Okay, now this is weird. How did I end up following my own blog?

Open up the inbox and what’s there in front of me? An announcement that I myself am following my own blog. WTF? I haven’t been near a funny cigarette in ages, so what possible explanation could there be? Following my own blog? The implications are mindbogglingly Kafkaesque (or perhaps nowadays they say PhilipKDickian) to say the least.

Is it going to be one of those things where I come home from work and find an unexpected doppelgänger sitting there in my flat drinking my tea, smoking my roll-ups and munching on my peanut-butter-and-banana sandwich while strumming on my pretty Telecaster?
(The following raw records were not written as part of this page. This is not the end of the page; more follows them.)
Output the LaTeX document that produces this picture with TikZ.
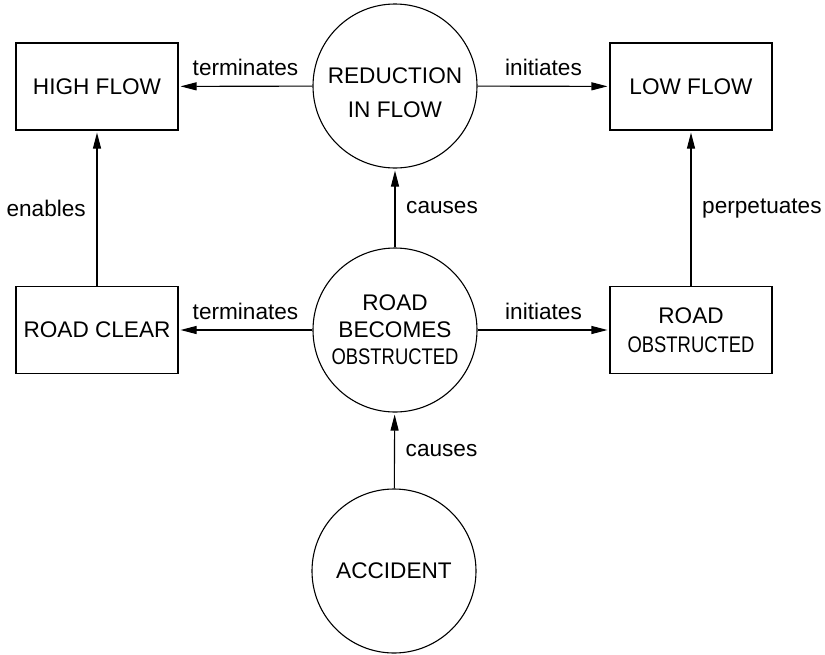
\documentclass[tikz,border=0pt]{standalone}
\usepackage{fontspec}
\setmainfont{Liberation Sans}
\usetikzlibrary{arrows.meta}
\newcommand{\squeeze}[1]{\scalebox{0.815}[1]{#1}}

\begin{document}
\begin{tikzpicture}[x=0.5pt, y=-0.5pt, line width=0.55pt,
  every node/.style={font=\fontsize{11.3}{13.5}\selectfont},
  state/.style={draw, minimum width=81pt, minimum height=43.5pt, align=center, inner sep=0pt},
  event/.style={draw, circle, minimum size=82pt, inner sep=0pt, align=center},
  flow/.style={-{Triangle[length=8pt,width=4pt]}, shorten >=1pt}]
  \useasboundingbox (0,0) rectangle (825,654);

  % Draw the events (circles)
  \node[event, label={[align=center, yshift=-3.5pt]center:REDUCTION\\[3.5pt]IN FLOW}] (rif) at (395,86) {};
  \node[event] (rbo) at (395,330) {ROAD\\BECOMES\\\squeeze{OBSTRUCTED}};
  \node[event] (acc) at (394,571) {ACCIDENT};

  % Draw the states (boxes)
  \node[state] (hf) at (97,86.5) {HIGH FLOW};
  \node[state] (lf) at (691,86.5) {LOW FLOW};
  \node[state] (rc) at (97,330) {ROAD CLEAR};
  \node[state] (ro) at (691,330) {ROAD\\[1pt]\squeeze{OBSTRUCTED}};

  % Effects of the reduction in flow
  \draw[flow] (rif) -- node[above=1.5pt] {terminates} (hf);
  \draw[flow] (rif) -- node[above=1.5pt] {initiates} (lf);

  % Effects of the road becoming obstructed
  \draw[flow] (rbo) -- node[right=2pt] {causes} (rif);
  \draw[flow] (rbo) -- node[above=1.5pt] {terminates} (rc);
  \draw[flow] (rbo) -- node[above=1.5pt] {initiates} (ro);

  % State links
  \draw[flow] (rc) -- node[left=2pt] {enables} (hf);
  \draw[flow] (ro) -- node[right=2pt] {perpetuates} (lf);

  % The accident
  \draw[flow] (acc) -- node[right=2pt] {causes} (rbo);

\end{tikzpicture}
\end{document}
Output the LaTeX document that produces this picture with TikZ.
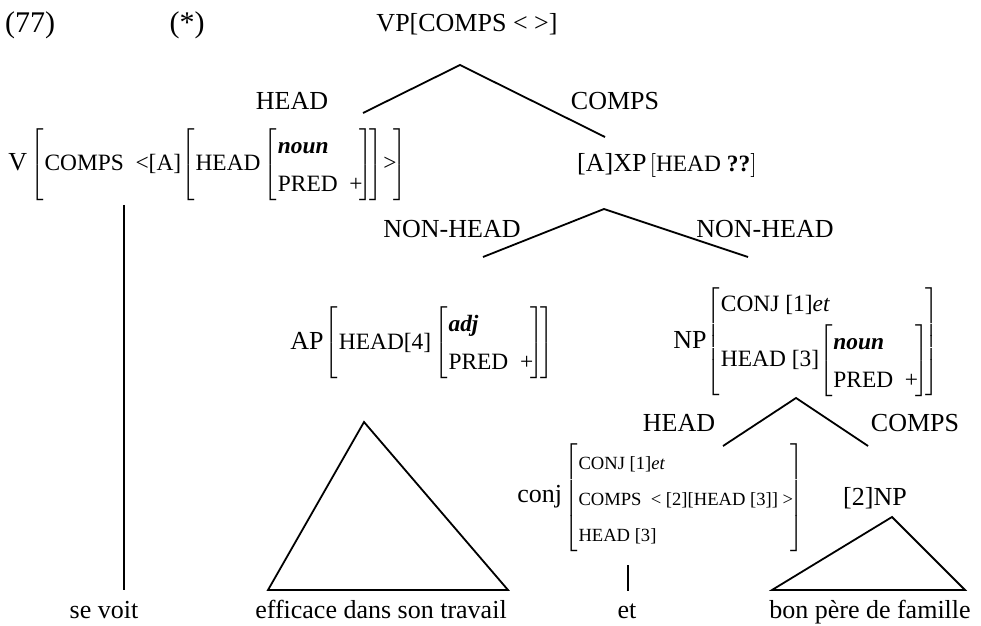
\documentclass[tikz,border=0pt]{standalone}
\usepackage{fontspec}
\setmainfont{Liberation Serif}
\usepackage{tikz}
\usetikzlibrary{positioning}
\newcommand{\attrmat}[1]{{\fontsize{11.7}{19}\selectfont$\left[\begin{tabular}{@{\hspace{0.5pt}}l@{\hspace{-1.5pt}}}#1\end{tabular}\right]$}}
\newcommand{\smallmat}[1]{{\fontsize{9.3}{18}\selectfont$\left[\begin{tabular}{@{\hspace{0.5pt}}l@{\hspace{-1.5pt}}}#1\end{tabular}\right]$}}
\tikzset{
  lbl/.style={font=\fontsize{13}{19}\selectfont, inner sep=0pt},
  exlbl/.style={font=\fontsize{15}{18}\selectfont, inner sep=0pt},
  avm/.style={lbl, anchor=west},
  word/.style={lbl, anchor=base},
  branch/.style={line width=0.9pt}
}

\begin{document}
\begin{tikzpicture}[x=0.5pt, y=-0.5pt]
  \useasboundingbox (0,0) rectangle (981,626);

  \node[exlbl] (exnum) at (30,25) {(77)};
  \node[exlbl] (star) at (187,25) {(*)};
  \node[lbl] (vp) at (467,24) {VP[COMPS < >]};
  \node[lbl] (headA) at (292,101) {HEAD};
  \node[lbl] (compsA) at (615,101) {COMPS};

  \node[avm] (verb) at (8,165)
        {V\hspace{1.5pt}\attrmat{COMPS\enspace<[A]\attrmat{HEAD\hspace{1.5pt}\attrmat{\textbf{\textit{noun}}\\PRED\enspace+}}>\hspace{0.5pt}}};
  \node[lbl] (xp) at (667,165)
        {[A]XP\hspace{1.5pt}$\left[\rule[-3pt]{0pt}{11.5pt}\mbox{\fontsize{11.7}{19}\selectfont HEAD \textbf{??}}\right]$};

  \node[lbl] (nhL) at (452,229) {NON-HEAD};
  \node[lbl] (nhR) at (765,229) {NON-HEAD};

  \node[avm] (adjp) at (290,343)
        {AP\hspace{0.5pt}\attrmat{HEAD[4]\hspace{1.5pt}\attrmat{\textbf{\textit{adj}}\\PRED\enspace+}}};
  \node[avm] (nomp) at (673,342)
        {NP\attrmat{CONJ [1]\textit{et}\\HEAD [3]\attrmat{\textbf{\textit{noun}}\\PRED\enspace+}}};

  \node[lbl] (headB) at (679,423) {HEAD};
  \node[lbl] (compsB) at (915,423) {COMPS};
  \node[avm] (conj) at (517,498)
        {conj\hspace{1pt}\smallmat{CONJ [1]\textit{et}\\COMPS~~< [2][HEAD [3]] >\hspace{5pt}\\HEAD [3]}};
  \node[lbl] (np2) at (875,498) {[2]NP};

  \node[word] (sevoit) at (104,618) {se voit};
  \node[word] (effic) at (381,618) {efficace dans son travail};
  \node[word] (et) at (627,618) {et};
  \node[word] (bonpere) at (870,618) {bon père de famille};

  \coordinate (vpTop) at (460,65);
  \coordinate (vpL) at (363,113);
  \coordinate (vpR) at (605,137);
  \coordinate (xpTop) at (604,209);
  \coordinate (xpL) at (483,257);
  \coordinate (xpR) at (748,257);
  \coordinate (npTop) at (796,398);
  \coordinate (npL) at (723,446);
  \coordinate (npR) at (868,446);
  \coordinate (apTop) at (364,422);
  \coordinate (apL) at (268,590);
  \coordinate (apR) at (508,590);
  \coordinate (npTwoTop) at (892,517);
  \coordinate (npTwoL) at (772,590);
  \coordinate (npTwoR) at (965,590);
  \coordinate (verbTop) at (124,205);
  \coordinate (verbBot) at (124,590);
  \coordinate (etTop) at (628,565);
  \coordinate (etBot) at (628,591);

  \draw[branch] (vpL) -- (vpTop) -- (vpR);
  \draw[branch] (xpL) -- (xpTop) -- (xpR);
  \draw[branch] (npL) -- (npTop) -- (npR);
  \draw[branch] (apL) -- (apTop) -- (apR) -- cycle;
  \draw[branch] (npTwoL) -- (npTwoTop) -- (npTwoR) -- cycle;
  \draw[branch] (verbTop) -- (verbBot);
  \draw[branch] (etTop) -- (etBot);
\end{tikzpicture}
\end{document}
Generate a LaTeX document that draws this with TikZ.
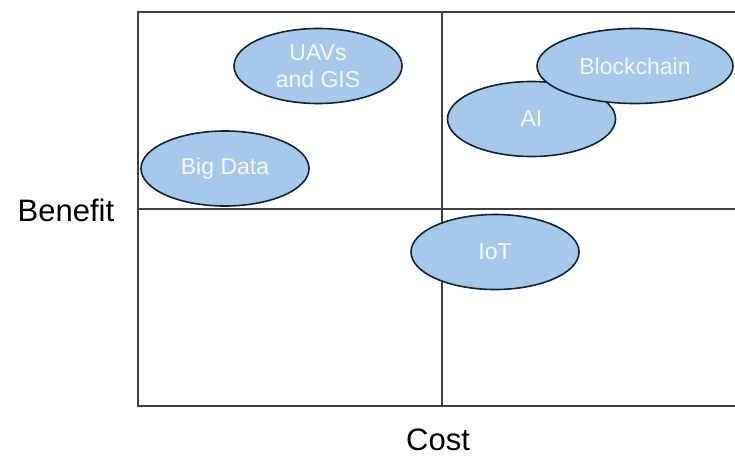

Get your hands off of my Tele, motherfucker.

(Not to mention getting tea, tobacco, peanut butter and mushy banana bits all over the poor guitar.)

“Hi Boo,” he’ll say. “You mean you didn’t get the memo? Apparently there’ve been a few changes down at Identity Central and they’ve sent me in to take your place.”

“You must be joking, you feckin’ gobsheen,” I’ll say to him. “Get your no-good self out of here now before I call the cops.”

“Call the cops? On who? And whose no-good self are you talking about anyway?” he’ll smirk, showing that smarmy puss I know all too well. (Didn’t I shave it just this morning?)

“On… wait a second. Okay. Fuck it. Just get out. Or I’ll kick your pale spotty arse for you…”

“Oh, that should be interesting. Been doing some yoga lately, have we?”

“Just… just… ah to hell with it – get OUT! or I’ll — ”

Suddenly a stratagem will spring to my mind. “Get out or I’ll tell them all about that Aussie chick you were getting those steamy and highly indiscreet international Skype calls from. You know — that married Aussie chick?”

He’ll stop in his tracks, spluttering, taken aback. “You mean… you wouldn’t… you couldn’t possibly…”

“Don’t worry matey,” I’ll tell him. “I’m wide to your game. I know all about you, remember? Now get out to blazes before I tell them all about that and worse.”

"She shared my umbrella." Among other things, fnarr fnarr.

That’ll have him. The only possible course of action open to my trickstery twin will be to finish the tay, leave back the tobacco and the sangwidge, leave down my precious Tele and hit the road, Jack — before I really go to town on him and tell everyone what he used to get up to in that bus shelter, years ago, with young Renvyla McFoosternaum. (Sigh.) Dear old Rennie. Married now, I’ve heard, with three kids in college and a reputation to protect.

Trust me, I know how to deal with his sort. I’ve had plenty of practice after all.

And trust him to get in the last word, the bollocks. Making his way for the stair, and turning just before he steps out the door, making his spake with a knowing sneer:

“Well, I guess I’ll see you around then, Boo. And by the way… nice blog.”

It’s a cruel world we live in, and many’s the twist and turn before we’re ground down to the very ashes whence we came into it, wirrasthrue, wirrasthrue.